This year, Gartner released a study that only 7{aa282f308afcc222aaa21b0478c79e01a8fedd01972e2180867097bd93930f22} of CIOs in the Asia-Pacific Region have no interest in Artificial Intelligence technologies.

Both data sets confirm that despite the unique obstacles and bottlenecks in the deployment of the technology, more and more CIOs are embracing AI’s application in their organization’s critical business points.

In this age of digital transformation, CIOs are expected to adopt, engage and lead the company in its business strategies by building a solid digital enterprise.

In the recent round table discussion held at SAP Asia-Pacific, CIOs of SAP and MyRepublic shared how they leverage AI capabilities in their organizations and how they manage the roadblocks of their AI initiatives.

SAP’s AI Efforts

For many years now, SAP has been at the forefront of digital innovation driving and expanding its business globally, now taking full advantage of SAP Cloud Platform and the AI capabilities from its SAP Leonardo portfolio.

Manik Narayan Saha, CIO of SAP Asia-Pacific, has stated that today’s business problems are underpinned by AI thinking.
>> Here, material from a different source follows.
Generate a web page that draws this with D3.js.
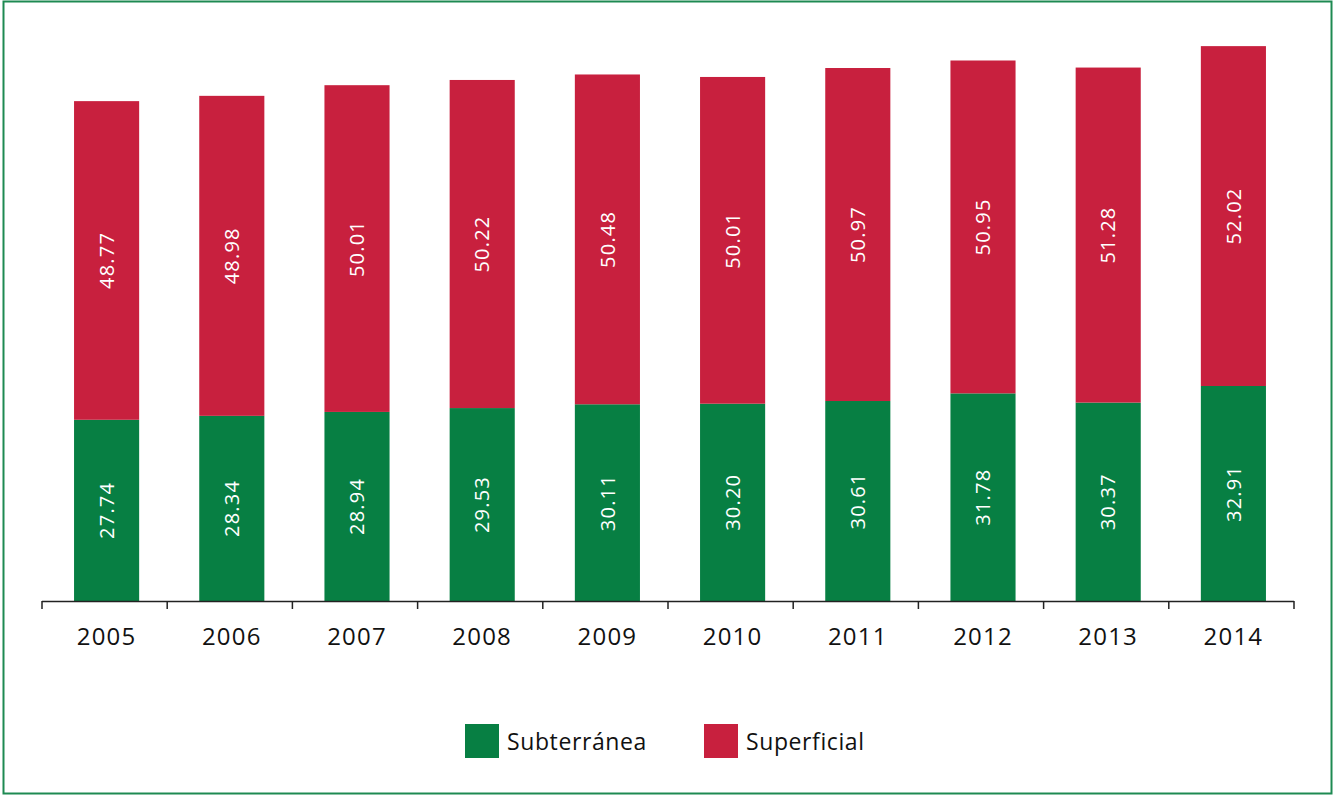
<!DOCTYPE html>
<html>
<head>
<meta charset="utf-8">
<script src="https://cdn.jsdelivr.net/npm/d3@7"></script>
<style>
  body { margin: 0; background: #fff; }
  svg { display: block; font-family: "Open Sans", "DejaVu Sans", sans-serif; }
</style>
</head>
<body>
<svg id="chart" width="1333" height="795"></svg>
<script>
// Chart data
const years = ['2005', '2006', '2007', '2008', '2009', '2010', '2011', '2012', '2013', '2014'];
const subterranea = [27.74, 28.34, 28.94, 29.53, 30.11, 30.20, 30.61, 31.78, 30.37, 32.91];
const superficial = [48.77, 48.98, 50.01, 50.22, 50.48, 50.01, 50.97, 50.95, 51.28, 52.02];
const seriesNames = ['Subterránea', 'Superficial'];
const seriesColors = ['#077f43', '#c8203e'];

const svg = d3.select('#chart');

// Outer frame
svg.append('rect')
    .attr('x', 3.5)
    .attr('y', 1.5)
    .attr('width', 1328)
    .attr('height', 792)
    .attr('fill', 'none')
    .attr('stroke', '#1e8a52')
    .attr('stroke-width', 2);

const axisLeft = 42, axisRight = 1294;

const x = d3.scaleBand()
    .domain(years)
    .range([axisLeft + 2, axisRight + 2])
    .paddingInner(0.48)
    .paddingOuter(0.24);

const y = d3.scaleLinear()
    .domain([0, 90])
    .range([601, 13]);

const rows = years.map((year, i) => ({
    year,
    Subterránea: subterranea[i],
    Superficial: superficial[i]
}));

const stacked = d3.stack().keys(seriesNames)(rows);

const layers = svg.append('g')
    .selectAll('g')
    .data(stacked)
    .join('g')
    .attr('fill', (d, i) => seriesColors[i]);

layers.selectAll('rect')
    .data(d => d)
    .join('rect')
    .attr('x', d => x(d.data.year))
    .attr('y', d => y(d[1]))
    .attr('width', x.bandwidth())
    .attr('height', d => y(d[0]) - y(d[1]));

// Rotated value labels
layers.selectAll('text')
    .data(d => d)
    .join('text')
    .attr('transform', d => {
        const cx = x(d.data.year) + x.bandwidth() / 2;
        const cy = (y(d[0]) + y(d[1])) / 2;
        return `translate(${cx},${cy}) rotate(-90)`;
    })
    .attr('text-anchor', 'middle')
    .attr('dy', '0.36em')
    .attr('fill', '#fff')
    .attr('font-size', 20)
    .attr('letter-spacing', 1.2)
    .text(d => (d[1] - d[0]).toFixed(2));

// X axis with ticks between categories
const axisG = svg.append('g');
axisG.append('line')
    .attr('x1', axisLeft)
    .attr('x2', axisRight)
    .attr('y1', 601.5)
    .attr('y2', 601.5)
    .attr('stroke', '#222')
    .attr('stroke-width', 1.5);

const boundaries = d3.range(years.length + 1)
    .map(i => axisLeft + i * ((axisRight - axisLeft) / years.length));
axisG.selectAll('line.tick')
    .data(boundaries)
    .join('line')
    .attr('class', 'tick')
    .attr('x1', d => d)
    .attr('x2', d => d)
    .attr('y1', 601)
    .attr('y2', 609)
    .attr('stroke', '#222')
    .attr('stroke-width', 1.5);

axisG.selectAll('text')
    .data(years)
    .join('text')
    .attr('x', d => x(d) + x.bandwidth() / 2)
    .attr('y', 645)
    .attr('text-anchor', 'middle')
    .attr('font-size', 24)
    .attr('letter-spacing', 1.2)
    .attr('fill', '#111')
    .text(d => d);

// Legend
const legendX = [465, 704];
const legend = svg.append('g')
    .selectAll('g')
    .data(seriesNames)
    .join('g')
    .attr('transform', (d, i) => `translate(${legendX[i]}, 724)`);

legend.append('rect')
    .attr('width', 34)
    .attr('height', 34)
    .attr('fill', (d, i) => seriesColors[i]);

legend.append('text')
    .attr('x', 42)
    .attr('y', 26)
    .attr('font-size', 23)
    .attr('letter-spacing', 0.6)
    .attr('fill', '#111')
    .text(d => d);
</script>
</body>
</html>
In fact, the company’s center of excellence already had the initiative of building AI models not just for analytics, but also to automate transactions, effectively moving rule-based to pattern-based automation.

In SAP’s APAC headquarter in Singapore, an AI team of experienced data scientists are now put to work. Saha said,

“We’re starting to reach the hockey stick moment where we’ve built enough organizational competencies that can be used across the board… The next step would be to use external data to provide our sales teams with news and other information about their customers.”

One of the company’s AI projects is to develop a digital assistant that would use natural language processing to help its sales team manage accounts and opportunities in their sales pipelines.

MyRepublic’s AI for better CX

Eugene Yeo, group CIO and CEO of MyRepublic, a multinational telecommunications company delivering fiber broadband, voice and digital services to homes and businesses across APAC, recognizes the contribution of AI in helping the company understand its customers better.

“We’ve focused a lot on gathering customer data, as well as external data, to understand our customer segments, including their values, interests, and connections with other people over time,” he said. “This will enable us to create better product bundles catered to their needs.”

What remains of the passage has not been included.